Even if he wins, he's risking untold damage to his party in the backlash against the audacity of it all. A smaller-scale bill would have given the Democrats a victory while leaving vulnerable members less exposed. Instead, they will be asked to give the last measure of their devotion. No cost is too great in the glorious cause.
Obama's increasingly heedless in his salesmanship. When he calls the bill a deficit-reduction measure, at least he has the backing of a Congressional Budget Office analysis that — taking all the bill's unrealistic assumptions at face value — says it will reduce the deficit. He has no serious warrant for his otherworldly claims that it will control costs and reduce insurance premiums. The provision he has dubiously touted as a solution to rising premiums, a federal review board, won't even make it into the final bill.

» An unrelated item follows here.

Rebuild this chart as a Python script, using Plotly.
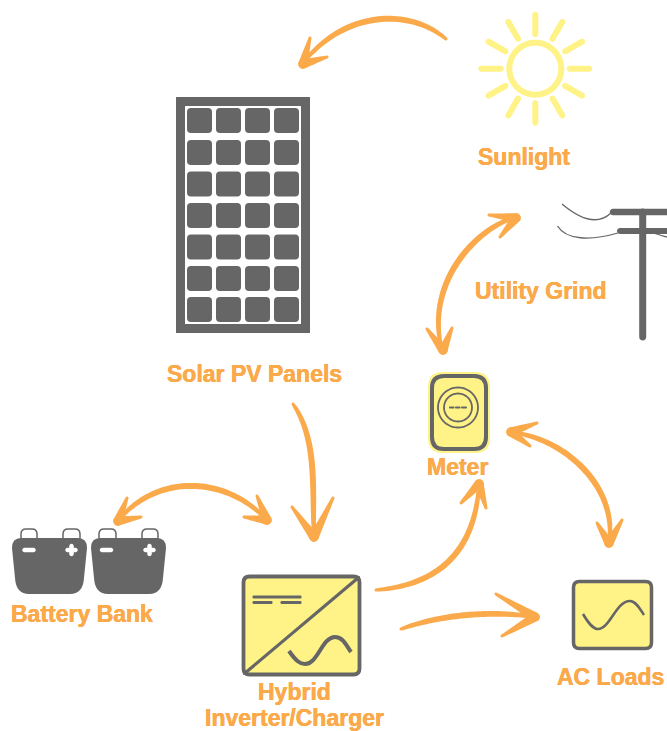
import numpy as np
import plotly.graph_objects as go

W, H = 667, 731
ORANGE = "#FBAA4B"
YELLOW = "#FFF287"
GRAY = "#666666"

# Labels: text, centre x, centre y
label_text = ["Sunlight", "Utility Grind", "Solar PV Panels", "Meter", "Battery Bank",
              "Hybrid", "Inverter/Charger", "AC Loads"]
label_x = [524, 541, 254, 457, 82, 294, 294, 610]
label_y = [157, 291, 374, 467, 614, 691.5, 717.5, 677]

# Arrow shafts: bezier control points
arrow_curves = [
    [(446, 39), (410, 8), (345, 10), (303, 63)],
    [(517, 217), (478, 226), (424, 282), (442, 350)],
    [(510, 432), (566, 438), (618, 488), (609, 543)],
    [(293, 404), (318, 440), (312, 490), (314, 537)],
    [(117, 522), (155, 474), (225, 474), (268, 521)],
    [(376, 590), (440, 585), (475, 550), (479, 485)],
    [(401, 629), (440, 615), (490, 610), (535, 617)],
]
# Arrow heads: tip, barb A, barb B
arrow_heads = [
    [(303, 64), (310, 38), (327, 57)],
    [(516, 218), (489, 215), (500, 237)],
    [(443, 350), (427, 329), (452, 328)],
    [(511, 432), (537, 423), (530, 446)],
    [(609, 543), (597, 523), (622, 520)],
    [(314, 537), (292, 507), (333, 498)],
    [(118, 521), (127, 498), (141, 517)],
    [(267, 520), (244, 517), (257, 496)],
    [(479, 484), (461, 503), (486, 508)],
    [(535, 617), (496, 594), (502, 636)],
]

# Sun
sun_centre = (535.3, 68.7)
sun_radius = 26
ray_angles = [0, 30, 60, 90, 120, 150, 180, 210, 240, 270, 300, 330]
ray_inner, ray_outer = 34.5, 54

# Panel
panel_box = (176, 97, 310, 333)
panel_frame = 9
cell_cols = [187, 216, 245, 274]
cell_rows = [108, 140, 171.5, 203, 234.5, 266, 297]
cell_w, cell_h = 25, 25

# Grid
pole_bars = [((613, 212), (667, 212), 6.5), ((620, 231), (667, 231), 6), ((642.7, 212), (642.7, 337), 7)]
wires = [
    "M562,204 C575,215 595,228 611,213",
    "M557.5,226 C566,240 590,241 618,233",
    "M650,232 C655,233 662,236 667,237",
]

# Batteries: left, right, handle x ranges
battery_x = [(12, 87), (91, 166)]
handle_x = [[(21, 37), (63, 80)], [(99, 116), (142, 158)]]
minus_x = [(24.5, 33.5), (102, 111)]
plus_cx = [71.5, 149.5]

# Inverter
inv_box = (243.5, 576.5, 359.5, 674.5)
inv_sine = "M289,651 C296,661 300,664 305,664 C318,664 322,637 335,637 C343,637 346,645 351,652"
inv_dc = [((254, 597), (300, 597)), ((254, 602.5), (271, 602.5)), ((282, 602.5), (300, 602.5))]

# AC load
ac_box = (573.5, 581.5, 651.5, 648.5)
ac_sine = "M583,614 C589,624 593,629 598,629 C610,629 616,601 630,601 C636,601 640,609 644,615"

# Meter
meter_outer = (428, 372, 490, 453)
meter_inner = (432, 376, 486, 449)
meter_centre = (458, 407.5)
meter_radii = [20, 14]
meter_dashes = [(450, 453.5), (456, 459.5), (462, 466)]


def bez(p, n=50):
    p = np.array(p, float)
    t = np.linspace(0, 1, n)[:, None]
    return (1-t)**3*p[0] + 3*(1-t)**2*t*p[1] + 3*(1-t)*t**2*p[2] + t**3*p[3]


def poly(points):
    return "M" + " L".join(f"{x:.2f},{y:.2f}" for x, y in points) + " Z"


def brush(pts, widths):
    """Filled stroke with a varying width and round ends."""
    pts = np.array(pts, float)
    d = np.gradient(pts, axis=0)
    d /= np.maximum(np.linalg.norm(d, axis=1, keepdims=True), 1e-6)
    nrm = np.c_[-d[:, 1], d[:, 0]]
    r = np.array(widths)[:, None] / 2
    left, right = pts + nrm*r, pts - nrm*r
    a = np.linspace(0, np.pi, 9)[1:-1]
    cap_end = [pts[-1] + r[-1]*(nrm[-1]*np.cos(x) + d[-1]*np.sin(x)) for x in a]
    cap_start = [pts[0] + r[0]*(-nrm[0]*np.cos(x) - d[0]*np.sin(x)) for x in a]
    return poly(list(left) + cap_end + list(right[::-1]) + cap_start)


def rrect(box, r):
    x0, y0, x1, y1 = box
    return (f"M{x0+r},{y0} L{x1-r},{y0} Q{x1},{y0} {x1},{y0+r} L{x1},{y1-r} Q{x1},{y1} {x1-r},{y1} "
            f"L{x0+r},{y1} Q{x0},{y1} {x0},{y1-r} L{x0},{y0+r} Q{x0},{y0} {x0+r},{y0} Z")


shapes = []


def fill(path, color):
    shapes.append(dict(type="path", path=path, fillcolor=color, line=dict(width=0), layer="above"))


def stroke(path, color, w, fc="rgba(0,0,0,0)"):
    shapes.append(dict(type="path", path=path, fillcolor=fc, line=dict(color=color, width=w), layer="above"))


def cap(a, b, w, color):
    fill(brush([a, b], [w, w]), color)


# Sun
cx, cy = sun_centre
th = np.radians(np.arange(0, 361, 6))
stroke(poly(np.c_[cx + sun_radius*np.cos(th), cy + sun_radius*np.sin(th)]), YELLOW, 6)
for ang in ray_angles:
    c, s = np.cos(np.radians(ang)), np.sin(np.radians(ang))
    cap((cx + ray_inner*c, cy + ray_inner*s), (cx + ray_outer*c, cy + ray_outer*s), 6, YELLOW)

# Panel
fill(rrect(panel_box, 0.5), GRAY)
x0, y0, x1, y1 = panel_box
f = panel_frame
fill(rrect((x0+f, y0+f, x1-f, y1-f), 0.5), "#FFFFFF")
for yy in cell_rows:
    for xx in cell_cols:
        fill(rrect((xx, yy, xx+cell_w, yy+cell_h), 4), GRAY)

# Grid
for a, b, w in pole_bars:
    cap(a, b, w, GRAY)
for w_ in wires:
    stroke(w_, GRAY, 1.3)

# Meter
fill(rrect(meter_outer, 15), YELLOW)
stroke(rrect(meter_inner, 12), GRAY, 4, YELLOW)
mx, my = meter_centre
for r_ in meter_radii:
    stroke(poly(np.c_[mx + r_*np.cos(th), my + r_*np.sin(th)]), GRAY, 1.8)
for a, b in meter_dashes:
    cap((a, my), (b, my), 2, GRAY)

# Batteries
for (a, b), hx, mn, pc in zip(battery_x, handle_x, minus_x, plus_cx):
    for h0, h1 in hx:
        stroke(f"M{h0},540 L{h0},534 Q{h0},529 {h0+5},529 L{h1-5},529 Q{h1},529 {h1},534 L{h1},540", GRAY, 1.5)
    fill(f"M{a+9},538 L{b-9},538 Q{b},538 {b},548 L{b-3},578 Q{b-4},594 {b-17},594 L{a+17},594 Q{a+4},594 {a+3},578 L{a},548 Q{a},538 {a+9},538 Z", GRAY)
    cap((mn[0], 550), (mn[1], 550), 4.5, "#FFFFFF")
    cap((pc-4, 550), (pc+4, 550), 4.5, "#FFFFFF")
    cap((pc, 546), (pc, 554), 4.5, "#FFFFFF")

# Inverter
stroke(rrect(inv_box, 6), GRAY, 3.8, YELLOW)
cap((244.5, 673.5), (358.5, 577.5), 3.2, GRAY)
for a, b in inv_dc:
    cap(a, b, 3.2, GRAY)
stroke(inv_sine, GRAY, 4)

# AC load
stroke(rrect(ac_box, 6), GRAY, 3.5, YELLOW)
stroke(ac_sine, GRAY, 2.6)

# Arrows
for curve in arrow_curves:
    n = 50
    u = np.linspace(0, 1, n)
    fill(brush(bez(curve, n), 3 + 3*np.sin(np.pi*u)**0.5), ORANGE)
for tip, a, b in arrow_heads:
    for barb in (a, b):
        pts = np.linspace(tip, barb, 12)
        fill(brush(pts, np.linspace(9.5, 3, 12)), ORANGE)

annotations = [dict(x=x, y=y, text=f"<b>{t}</b>", xref="x", yref="y", showarrow=False,
                    xanchor="center", yanchor="middle",
                    font=dict(family="Liberation Sans", size=23, color=ORANGE,
                              shadow=f"0.25px 0 0 {ORANGE}, -0.25px 0 0 {ORANGE}"))
               for t, x, y in zip(label_text, label_x, label_y)]

fig = go.Figure()
fig.update_layout(
    width=W, height=H, margin=dict(l=0, r=0, t=0, b=0), autosize=False,
    paper_bgcolor="white", plot_bgcolor="white", showlegend=False,
    xaxis=dict(range=[0, W], visible=False, fixedrange=True),
    yaxis=dict(range=[H, 0], visible=False, fixedrange=True),
    shapes=shapes, annotations=annotations,
)
fig.write_html("out.html", config=dict(displayModeBar=False),
               post_script="document.body.style.margin='0';document.documentElement.style.overflow='hidden';")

The president engaged in similarly shameless overpromising in hawking his stimulus bill. How did that turn out? He won't even mention the word "stimulus" anymore. On health care, his most alluring promises will soon be discredited, as costs, premiums and the number of uninsured (in the near term) remain high. To paraphrase Colin Powell, if you reform it, you own it, and all the discontents with the health-care system will now adhere to Democrats.
A more cautious and shrewd leader would avoid making easily falsifiable representations or putting himself on the hook in this way. Not Obama. On health care, he's immoderate in his substance, his risk-taking and his rhetoric. He's all in, and he doesn't care.